Dozens of Myanmar garment workers were injured on Monday after a clash with assailants wielding iron bars outside a Chinese-owned factory in Yangon, witnesses and hospital staff said.

Reuters


Hundreds of employees of Fu Yuen Garment Co Ltd, which has produced clothes for German supermarket chain Lidl and British fashion brand Joules, according to shipment records published by global trade data website Panjiva, have been striking for weeks demanding the reinstatement of 30 sacked workers.

Myanmar’s textile industry is the country’s top export earner after oil and gas, employing more than 450,000 people and generating more than $2 billion in exports last year.

Hundreds of thousands of jobs in the sector could soon be at risk as the European Union considers whether to reinstate economic sanctions over the Rohingya crisis, potentially stripping the country of tariff-free access to the trading bloc.

A spokeswoman for Joules said the brand stopped working with the factory in April 2018.

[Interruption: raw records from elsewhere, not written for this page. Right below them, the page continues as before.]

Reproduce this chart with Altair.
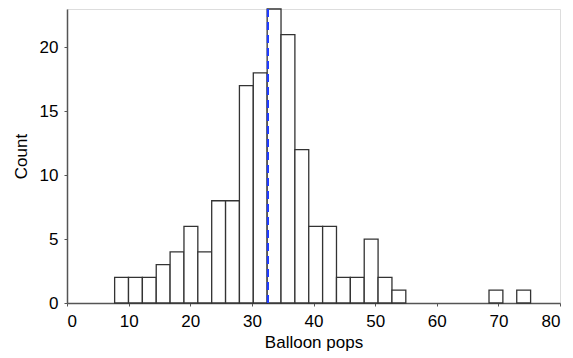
import altair as alt
import pandas as pd

# Histogram of balloon pops
bin_start = 7.73
bin_width = 2.25
counts = [2, 2, 2, 3, 4, 6, 4, 8, 8, 17, 18, 23, 21, 12, 6, 6, 2, 2, 5, 2, 1,
          0, 0, 0, 0, 0, 0, 1, 0, 1]
mean_value = [32.6]
x_ticks = [0, 10, 20, 30, 40, 50, 60, 70, 80]
y_ticks = [0, 5, 10, 15, 20]

lo = [round(bin_start + i * bin_width, 3) for i in range(len(counts))]
hi = [round(v + bin_width, 3) for v in lo]
df = pd.DataFrame({"lo": lo, "hi": hi, "count": counts})
df = df[df["count"] > 0]
mean_df = pd.DataFrame({"mean": mean_value, "y0": [0], "y1": [23]})

FONT = "Liberation Sans"

x_scale = alt.Scale(domain=[0, 80], nice=False, zero=False)
y_scale = alt.Scale(domain=[0, 23], nice=False)

bars = alt.Chart(df).mark_rect(
    fill="white", stroke="#333333", strokeWidth=1.3
).encode(
    x=alt.X("lo:Q", scale=x_scale,
            axis=alt.Axis(title="Balloon pops", values=x_ticks, grid=False,
                          tickSize=3, labelPadding=7, titlePadding=5,
                          domainColor="#555555", tickColor="#555555",
                          domainWidth=1.5, labelFontSize=17, titleFontSize=17,
                          labelFont=FONT, titleFont=FONT, titleFontWeight="normal",
                          labelColor="black", titleColor="black")),
    x2="hi:Q",
    y=alt.Y("count:Q", scale=y_scale,
            axis=alt.Axis(title="Count", values=y_ticks, grid=False,
                          tickSize=3, labelPadding=6, titlePadding=9,
                          domainColor="#555555", tickColor="#555555",
                          domainWidth=1.5, labelFontSize=17, titleFontSize=17,
                          labelFont=FONT, titleFont=FONT, titleFontWeight="normal",
                          labelColor="black", titleColor="black")),
    y2=alt.Y2(datum=0),
)

mean_line = alt.Chart(mean_df).mark_rule(
    color="#1f3cff", strokeWidth=2.2, strokeDash=[8, 5]
).encode(
    x=alt.X("mean:Q", scale=x_scale),
    y=alt.Y("y0:Q", scale=y_scale),
    y2="y1:Q",
)

chart = alt.layer(bars, mean_line).properties(
    width=493, height=294,
    autosize=alt.AutoSizeParams(type="none"),
    padding={"left": 67, "top": 9, "right": 13, "bottom": 55},
).configure_view(stroke=None).configure(background="white")

chart.save("out.html", embed_options={"renderer": "svg", "actions": False})
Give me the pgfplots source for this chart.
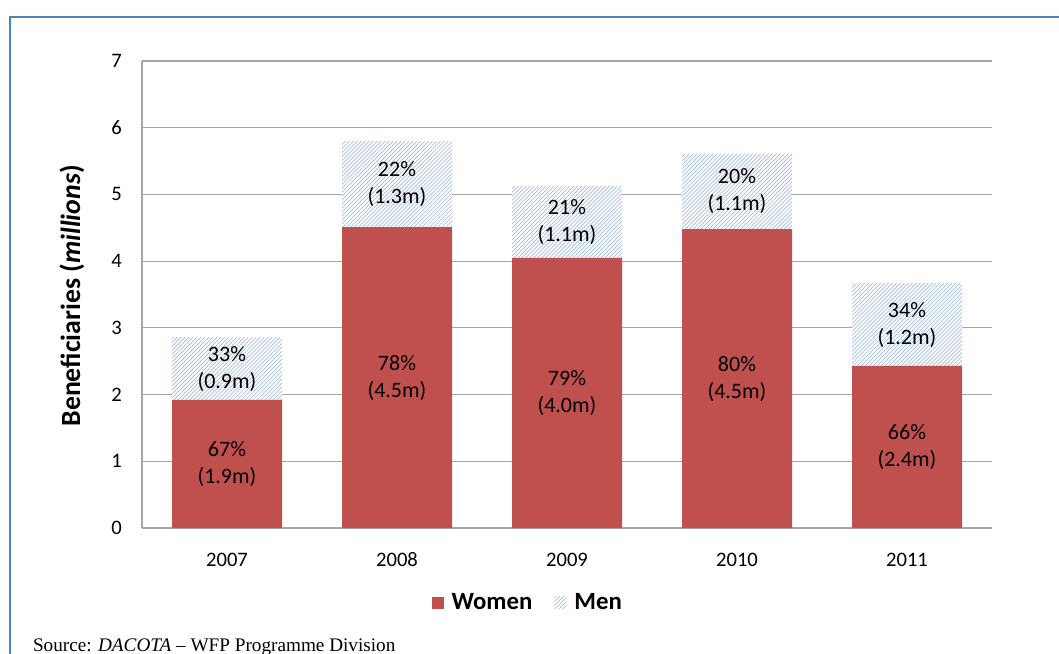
\documentclass[border=0pt]{standalone}
\usepackage{fontspec}
\setmainfont{Carlito}
\newfontfamily\srcfont{Liberation Serif}
\usepackage{pgfplots}
\pgfplotsset{compat=1.18}
\usetikzlibrary{patterns.meta}
\definecolor{women}{HTML}{C0504D}
\definecolor{hatch}{HTML}{A3BCDD}
\definecolor{frameblue}{HTML}{4F81BD}
\definecolor{gridgray}{HTML}{A6A6A6}
\tikzset{lbl/.style={align=center, font=\fontsize{11}{13.5}\selectfont}}

\pgfplotstableread{
x women men
0 1.92 0.94
1 4.51 1.29
2 4.05 1.08
3 4.48 1.13
4 2.43 1.24
}\beneficiaries

\begin{document}
\begin{tikzpicture}
\useasboundingbox (0,0) rectangle (529.5pt,326.5pt);
\begin{scope}
\clip (0,0) rectangle (529.5pt,326.5pt);
\draw[frameblue, line width=1pt] (5pt,-10pt) rectangle (540pt,318pt);
\end{scope}
\begin{axis}[
  at={(71pt,62.5pt)}, anchor=south west,
  width=425pt, height=233.5pt, scale only axis,
  ybar stacked, bar width=55pt,
  xmin=-0.5, xmax=4.5, ymin=0, ymax=7,
  xtick={0,...,4}, xticklabels={2007,2008,2009,2010,2011},
  ytick={0,...,7},
  ymajorgrids, grid style={draw=gridgray, line width=0.6pt},
  axis lines*=left,
  axis line style={draw=gridgray, line width=0.6pt},
  major tick style={draw=none},
  /pgf/number format/assume math mode=true,
  tick label style={font=\fontsize{10.3}{12}\selectfont},
  y tick label style={xshift=-6.5pt},
  x tick label style={yshift=-8.5pt, text height=7pt, text depth=0pt},
  ylabel={\textbf{Beneficiaries (\textit{millions})}},
  ylabel style={at={(axis description cs:-0.0824,0.497)}, anchor=center, font=\fontsize{13.9}{15}\selectfont},
  legend style={at={(axis description cs:0.455,-0.16)}, anchor=center, draw=none,
    legend columns=2, font=\bfseries\fontsize{12.4}{14}\selectfont,
    /tikz/every odd column/.append style={column sep=2pt},
    /tikz/every even column/.append style={column sep=9pt}},
  legend image code/.code={\path[#1] (0pt,-3pt) rectangle (6pt,3pt);},
]
\addplot[fill=women, draw=none] table[x=x, y=women] {\beneficiaries};
\addlegendentry{Women}
\addplot[fill=white, draw=none, postaction={pattern={Lines[angle=45,distance=1.4pt,line width=0.35pt]}, pattern color=hatch}] table[x=x, y=men] {\beneficiaries};
\addlegendentry{Men}
\coordinate (w0) at (axis cs:0,0.96);
\coordinate (w1) at (axis cs:1,2.255);
\coordinate (w2) at (axis cs:2,2.025);
\coordinate (w3) at (axis cs:3,2.24);
\coordinate (w4) at (axis cs:4,1.215);
\coordinate (m0) at (axis cs:0,2.39);
\coordinate (m1) at (axis cs:1,5.155);
\coordinate (m2) at (axis cs:2,4.59);
\coordinate (m3) at (axis cs:3,5.045);
\coordinate (m4) at (axis cs:4,3.05);
\end{axis}
\node[lbl] at (w0) {67\%\\(1.9m)};
\node[lbl] at (w1) {78\%\\(4.5m)};
\node[lbl] at (w2) {79\%\\(4.0m)};
\node[lbl] at (w3) {80\%\\(4.5m)};
\node[lbl] at (w4) {66\%\\(2.4m)};
\node[lbl] at (m0) {33\%\\(0.9m)};
\node[lbl] at (m1) {22\%\\(1.3m)};
\node[lbl] at (m2) {21\%\\(1.1m)};
\node[lbl] at (m3) {20\%\\(1.1m)};
\node[lbl] at (m4) {34\%\\(1.2m)};
\node[anchor=base west, font=\srcfont\fontsize{9.6}{11}\selectfont] at (13pt,0.8pt) {Source: \textit{DACOTA} – WFP Programme Division};
\end{tikzpicture}
\end{document}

Staff at Fu Yuen Ltd, in Dagon Seikkan township on the outskirts of the commercial capital of Yangon, have been demonstrating since August, after 30 members of a committee that had been campaigning for better conditions for workers were fired.

“They want to crush the committee,” said Hla Ohn Mar, 21, one of the sacked leaders, speaking in the emergency department of Thingangyun hospital, which was crowded with young workers on Monday afternoon.

Twenty-four people were admitted for treatment, the head of the hospital, Dr Aung San Min, told Reuters. “We are treating six as in-patients,” he said.
Workers said about 20 to 30 men in civilian clothing rounded on the crowd of mostly young women gathered outside the factory gates in the early hours of Monday.

“Those guys are gangsters,” said one of the injured workers, 21-year-old Thae Nu Khaing, as trickles of blood ran down her forehead, one leg bandaged in a plaster cast.

“They pushed me and beat my leg with a metal stick,” she said. “I wasn’t afraid – I was just angry and crying.”

Police blamed workers for the violence, saying in a statement a fight had broken out after a small group urged employees still working at the factory to participate in the protest.

“Both groups have an argument and violence happened,” the statement said.
Win Myint, an officer from Dagon Seikkan township station, said officers had been deployed to guard the area but no one had been arrested.

Contacted by Reuters, the township administrator referred questions to Fu Yuen, which could not be reached for comment. Joules and Lidl also did not respond to requests for comment.